Giovanni Floreani (bagpipe, zither, vocals, computer), Lorenzo Marcolina (clarinet, gaita), Ermes M Ghirardini (percussion), Didier Ortolani (clarinet, bagpipe), Arianna Cormons (violoncello), Evaristo Casonato (oboe, English horn), Alessandro Turchet (double bass)
Recorded in Altdorf, Switzerland 15 – 17 August 2003
MUSIQUES SUISSES MGB CD 6208 [63:12]

 

Some time ago I reviewed a similar disc from the same company. While that was a kind of sampler with excerpts culled from several existing discs, the present one was recorded on three consecutive days in connection with the Alpentöne-Festival in 2003. Whether some of this material will also eventually appear on separate discs I don’t know, but since much of the music consists of shorter pieces or movements from longer works it seems plausible, especially since several works here were comissioned for the festival. In common with the earlier disc this one has a wider mix of styles and the willingness to explore byways and new combinations. If anything this is cross-over music, but not in the sense that a classical musician lets his/her hair down and performs popular music. This is a much more serious approach - and with a lot more humour. It isn’t easy to describe to someone who hasn’t heard it, and someone who has heard it won’t need a description. It is even more difficult to assess it, so I will confine myself to some general remarks and try to give some impressions from my listening sessions.

The first track has part-singing a cappella but the music is interspersed with sundry "noises" and someone reciting something. It might be a live recording of an out-door event, I don’t know for sure. Other tracks have really intense dance music, sometimes played on instruments you woundn’t expect. Tracks 3 and 4 mix medieval church music, sung by an Italian scola, with modern instruments and jazz improvisations. Fascinating! The excerpt from the "Alpine Jazz Suite" is also a thrilling mixture of styles with Martin Ledergerber’s accordion as the dominating instrument. Well-known big-band leader and composer Mike Westbrook and his wife Kate have created a Gesamtkunstwerk, comprising text, painting and music, "Turner in Uri", based on the English painter William Turner who visited Switzerland several times. It is composed for the Uri Brass Band, a Festival Choir, some prominent English jazz musicians, Kate and a classical baritone singer. It would be interesting to hear the whole work. Contrast this with Canadian-born Shirley Anne Hofmann, who performs on her own a funny Euro Cha Cha Cha, playing a plethora of brass instruments and other sound producing utensils including her own vocals. As far I can understand she must use some playback technique. She also plays the accordion in the "Alpine Dream".
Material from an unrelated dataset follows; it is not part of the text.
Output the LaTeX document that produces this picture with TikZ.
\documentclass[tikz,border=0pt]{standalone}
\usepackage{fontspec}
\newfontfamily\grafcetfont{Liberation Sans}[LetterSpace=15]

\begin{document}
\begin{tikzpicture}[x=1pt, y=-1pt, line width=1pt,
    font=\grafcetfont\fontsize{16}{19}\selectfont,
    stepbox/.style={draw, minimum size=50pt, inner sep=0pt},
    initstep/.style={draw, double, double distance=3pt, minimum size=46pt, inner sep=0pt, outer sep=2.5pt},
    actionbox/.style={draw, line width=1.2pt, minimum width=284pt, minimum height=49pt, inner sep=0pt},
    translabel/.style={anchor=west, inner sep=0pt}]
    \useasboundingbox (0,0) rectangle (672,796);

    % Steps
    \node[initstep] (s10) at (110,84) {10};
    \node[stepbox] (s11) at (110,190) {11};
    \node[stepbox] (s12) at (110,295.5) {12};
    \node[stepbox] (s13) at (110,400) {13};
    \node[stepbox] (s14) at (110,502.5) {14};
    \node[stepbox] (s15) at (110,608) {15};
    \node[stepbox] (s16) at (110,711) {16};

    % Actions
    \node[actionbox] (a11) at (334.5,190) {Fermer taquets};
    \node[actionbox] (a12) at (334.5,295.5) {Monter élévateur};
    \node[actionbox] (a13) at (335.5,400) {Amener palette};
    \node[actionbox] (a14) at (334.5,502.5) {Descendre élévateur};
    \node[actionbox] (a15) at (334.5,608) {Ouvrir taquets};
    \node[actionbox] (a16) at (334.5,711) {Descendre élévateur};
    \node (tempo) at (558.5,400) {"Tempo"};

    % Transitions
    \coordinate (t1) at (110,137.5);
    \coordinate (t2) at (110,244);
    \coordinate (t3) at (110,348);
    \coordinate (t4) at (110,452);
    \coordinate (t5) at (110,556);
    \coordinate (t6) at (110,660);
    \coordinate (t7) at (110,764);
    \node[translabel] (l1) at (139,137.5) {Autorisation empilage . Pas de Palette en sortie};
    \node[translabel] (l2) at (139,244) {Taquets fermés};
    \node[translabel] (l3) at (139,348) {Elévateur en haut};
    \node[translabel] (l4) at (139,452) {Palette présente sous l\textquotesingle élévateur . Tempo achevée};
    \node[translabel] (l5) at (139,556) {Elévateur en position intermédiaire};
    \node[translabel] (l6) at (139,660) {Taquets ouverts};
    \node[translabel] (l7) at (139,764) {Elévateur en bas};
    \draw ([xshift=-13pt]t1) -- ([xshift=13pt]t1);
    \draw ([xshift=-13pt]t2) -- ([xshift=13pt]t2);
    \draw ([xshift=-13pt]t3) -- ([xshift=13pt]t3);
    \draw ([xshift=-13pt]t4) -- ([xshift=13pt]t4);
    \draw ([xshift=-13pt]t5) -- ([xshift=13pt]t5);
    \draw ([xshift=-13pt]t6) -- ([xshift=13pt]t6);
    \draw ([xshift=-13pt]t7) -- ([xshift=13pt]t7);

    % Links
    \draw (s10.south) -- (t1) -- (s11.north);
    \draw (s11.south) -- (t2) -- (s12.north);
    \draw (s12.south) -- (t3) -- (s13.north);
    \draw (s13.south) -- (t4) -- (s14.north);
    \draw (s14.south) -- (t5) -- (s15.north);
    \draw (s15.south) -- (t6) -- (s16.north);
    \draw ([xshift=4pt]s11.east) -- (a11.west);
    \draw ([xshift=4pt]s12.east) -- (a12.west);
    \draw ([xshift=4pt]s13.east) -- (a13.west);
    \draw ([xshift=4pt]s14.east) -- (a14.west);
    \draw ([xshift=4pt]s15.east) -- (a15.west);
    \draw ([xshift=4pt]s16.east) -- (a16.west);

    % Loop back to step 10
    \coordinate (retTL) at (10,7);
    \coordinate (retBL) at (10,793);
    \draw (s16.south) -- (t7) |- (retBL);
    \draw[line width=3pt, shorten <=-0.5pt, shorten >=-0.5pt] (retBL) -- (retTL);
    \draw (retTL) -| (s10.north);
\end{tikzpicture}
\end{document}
"The collection Röseligarten, which originated ca 1900, contains love songs, dance songs and battle songs", we learn from the very informative booklet. Accordionist Patricia Draeger has arranged the most beautiful melodies from this collection and "brushed these up" without losing the beauty of the original. Schönste Obestärn is indeed very beautiful. Australian pianist Peter Waters has based his Songlines on the Aborigines’ tradition of "dream paths" along which their forefathers wandered. The musical language is rather down-to-earth cool jazz, with delicious piano playing by Waters, fine vocal solos from Barbara Balzar and a muted trumpet in the background.
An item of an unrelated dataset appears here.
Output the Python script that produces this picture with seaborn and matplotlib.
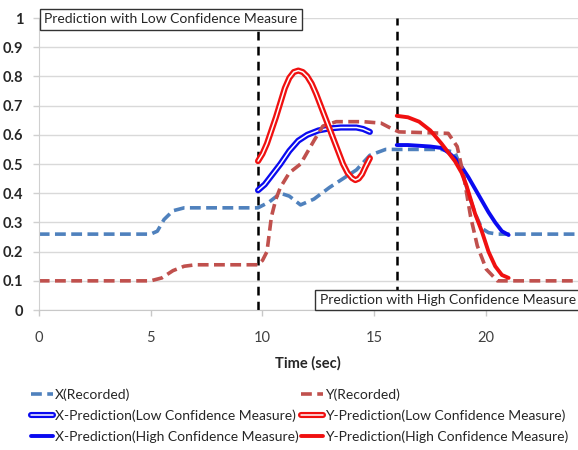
import numpy as np
import pandas as pd
import matplotlib
matplotlib.use("Agg")
import matplotlib.pyplot as plt
import matplotlib.patheffects as pe
import seaborn as sns

# ---- data ----
x_rec_t = [0, 5.0, 5.3, 5.6, 6.0, 6.5, 9.0, 9.8, 10.3, 10.8, 11.2, 11.7, 12.3, 13.0,
           13.6, 14.2, 14.8, 15.5, 16.5, 18.0, 18.6, 18.9, 19.2, 19.5, 19.8, 20.1, 20.5, 24.1]
x_rec_v = [0.26, 0.26, 0.27, 0.31, 0.34, 0.35, 0.35, 0.35, 0.37, 0.40, 0.39, 0.36, 0.38, 0.42,
           0.45, 0.48, 0.53, 0.55, 0.55, 0.55, 0.54, 0.48, 0.40, 0.33, 0.28, 0.265, 0.26, 0.26]

y_rec_t = [0, 5.0, 5.5, 6.0, 6.5, 7.0, 9.8, 10.0, 10.2, 10.4, 10.6, 10.8, 11.2, 11.7, 12.3,
           12.7, 13.3, 14.5, 15.3, 15.8, 16.1, 18.3, 18.7, 19.0, 19.3, 19.6, 20.0, 20.5, 24.1]
y_rec_v = [0.10, 0.10, 0.11, 0.135, 0.15, 0.155, 0.155, 0.17, 0.20, 0.32, 0.38, 0.42, 0.47,
           0.50, 0.58, 0.63, 0.645, 0.645, 0.64, 0.62, 0.61, 0.605, 0.56, 0.455, 0.32, 0.22,
           0.14, 0.10, 0.10]

x_low_t = [9.8, 10.1, 10.4, 10.8, 11.2, 11.6, 12.0, 12.5, 13.0, 13.5, 14.2, 14.5, 14.8]
x_low_v = [0.41, 0.43, 0.46, 0.50, 0.545, 0.58, 0.60, 0.615, 0.622, 0.625, 0.625, 0.62, 0.61]

y_low_t = [9.8, 10.0, 10.2, 10.4, 10.6, 10.8, 11.0, 11.2, 11.4, 11.6, 11.8, 12.0, 12.2, 12.4,
           12.7, 13.0, 13.3, 13.6, 13.8, 14.0, 14.15, 14.3, 14.45, 14.6, 14.8]
y_low_v = [0.51, 0.535, 0.57, 0.615, 0.66, 0.71, 0.76, 0.795, 0.815, 0.82, 0.815, 0.80, 0.775,
           0.74, 0.68, 0.62, 0.56, 0.50, 0.47, 0.452, 0.445, 0.45, 0.465, 0.49, 0.52]

x_high_t = [16.0, 16.5, 17.5, 18.0, 18.3, 18.6, 18.9, 19.2, 19.5, 19.8, 20.1, 20.4, 20.7, 21.0]
x_high_v = [0.565, 0.565, 0.56, 0.555, 0.54, 0.52, 0.49, 0.455, 0.415, 0.375, 0.335, 0.30,
            0.27, 0.257]

y_high_t = [16.0, 16.5, 17.0, 17.5, 18.0, 18.3, 18.6, 18.9, 19.1, 19.3, 19.5, 19.8, 20.1,
            20.4, 20.7, 21.0]
y_high_v = [0.665, 0.66, 0.645, 0.615, 0.57, 0.54, 0.51, 0.47, 0.43, 0.38, 0.33, 0.27, 0.20,
            0.15, 0.12, 0.11]

boundaries = [9.8, 16.0]
x_ticks = [0, 5, 10, 15, 20]
y_ticks = [0, 0.1, 0.2, 0.3, 0.4, 0.5, 0.6, 0.7, 0.8, 0.9, 1]

sns.set_style("white")
plt.rcParams['font.family'] = ['Lato', 'DejaVu Sans']

fig = plt.figure(figsize=(5.78, 4.5), dpi=100)
ax = fig.add_axes([0.067, 0.311, 0.933, 0.649])

blue_rec = "#4F81BD"
red_rec = "#C0504D"
blue = "#0a0af0"
red = "#f01010"

dash = (3, 1.5)
double_fx = lambda c: [pe.Stroke(linewidth=4.4, foreground=c), pe.Normal()]

sns.lineplot(x=x_rec_t, y=x_rec_v, ax=ax, color=blue_rec, lw=2.6, dashes=False,
             linestyle=(0, dash), label="X(Recorded)", sort=False)
sns.lineplot(x=x_low_t, y=x_low_v, ax=ax, color="white", lw=1.1, sort=False,
             path_effects=double_fx(blue), label="X-Prediction(Low Confidence Measure)")
sns.lineplot(x=x_high_t, y=x_high_v, ax=ax, color=blue, lw=2.8, sort=False,
             label="X-Prediction(High Confidence Measure)")
sns.lineplot(x=y_rec_t, y=y_rec_v, ax=ax, color=red_rec, lw=2.6, dashes=False,
             linestyle=(0, dash), label="Y(Recorded)", sort=False)
sns.lineplot(x=y_low_t, y=y_low_v, ax=ax, color="white", lw=1.1, sort=False,
             path_effects=double_fx(red), label="Y-Prediction(Low Confidence Measure)")
sns.lineplot(x=y_high_t, y=y_high_v, ax=ax, color=red, lw=2.8, sort=False,
             label="Y-Prediction(High Confidence Measure)")

for b in boundaries:
    ax.axvline(b, color="black", lw=1.8, linestyle=(0, (3.5, 2.5)), zorder=1)

ax.set_xlim(0, 24.1)
ax.set_ylim(0, 1)
ax.set_xticks(x_ticks)
ax.set_yticks(y_ticks)
ax.set_yticklabels([f"{v:g}" for v in y_ticks], fontweight="bold")
ax.yaxis.grid(True, color="#d9d9d9", lw=1)
ax.set_axisbelow(True)
for s in ["top", "right"]:
    ax.spines[s].set_visible(False)
ax.spines["bottom"].set_color("#c8c8c8")
ax.spines["left"].set_color("#d0d0d0")
ax.tick_params(axis="y", length=4, width=1, color="#d0d0d0", pad=7, labelsize=10.5,
               labelcolor="#262626", left=True)
ax.tick_params(axis="x", length=4, width=1, color="#c8c8c8", pad=11, labelsize=10.5,
               labelcolor="#404040", bottom=True)
ax.set_xlabel("Time (sec)", fontsize=10.5, fontweight="bold", labelpad=8)
ax.set_ylabel("")

box = dict(boxstyle="square,pad=0.3", facecolor="white", edgecolor="#333333", lw=1)
ax.text(0.25, 0.995, "Prediction with Low Confidence Measure", fontsize=10,
        va="center", ha="left", bbox=box, clip_on=False, zorder=5)
ax.text(12.55, 0.035, "Prediction with High Confidence Measure", fontsize=10,
        va="center", ha="left", bbox=box, clip_on=False, zorder=5)

ax.legend(ncol=2, loc="upper left", bbox_to_anchor=(-0.025, -0.248), frameon=False,
          fontsize=10, handlelength=1.6, handletextpad=0.15, columnspacing=0.15,
          labelspacing=0.62, borderaxespad=0)

fig.savefig("out.png", dpi=100)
The last track offers a meeting between Friaul in Italy and the East. Obviously intended for dancing the music moves along at a rollicking tempo, ending in a real frenzy. This, if anything, is worldmusic!

There isn’t a dull track on this disc, that’s for sure, and anyone wanting wallpaper music need not bother. Having deep conversations with a string quartet by Haydn playing in the background is fully possible; this music needs to be listened to – or turned off. Some of it is great fun, some is beautiful, some of it can be irritating or frustrating, but everything oozes with enjoyment. After a period of heavy Wagnerian meals this was a nice dessert: sometimes sweet, sometimes stimulatingly fresh and occasionally too spicy. But give it a try with a glass of dry sherry.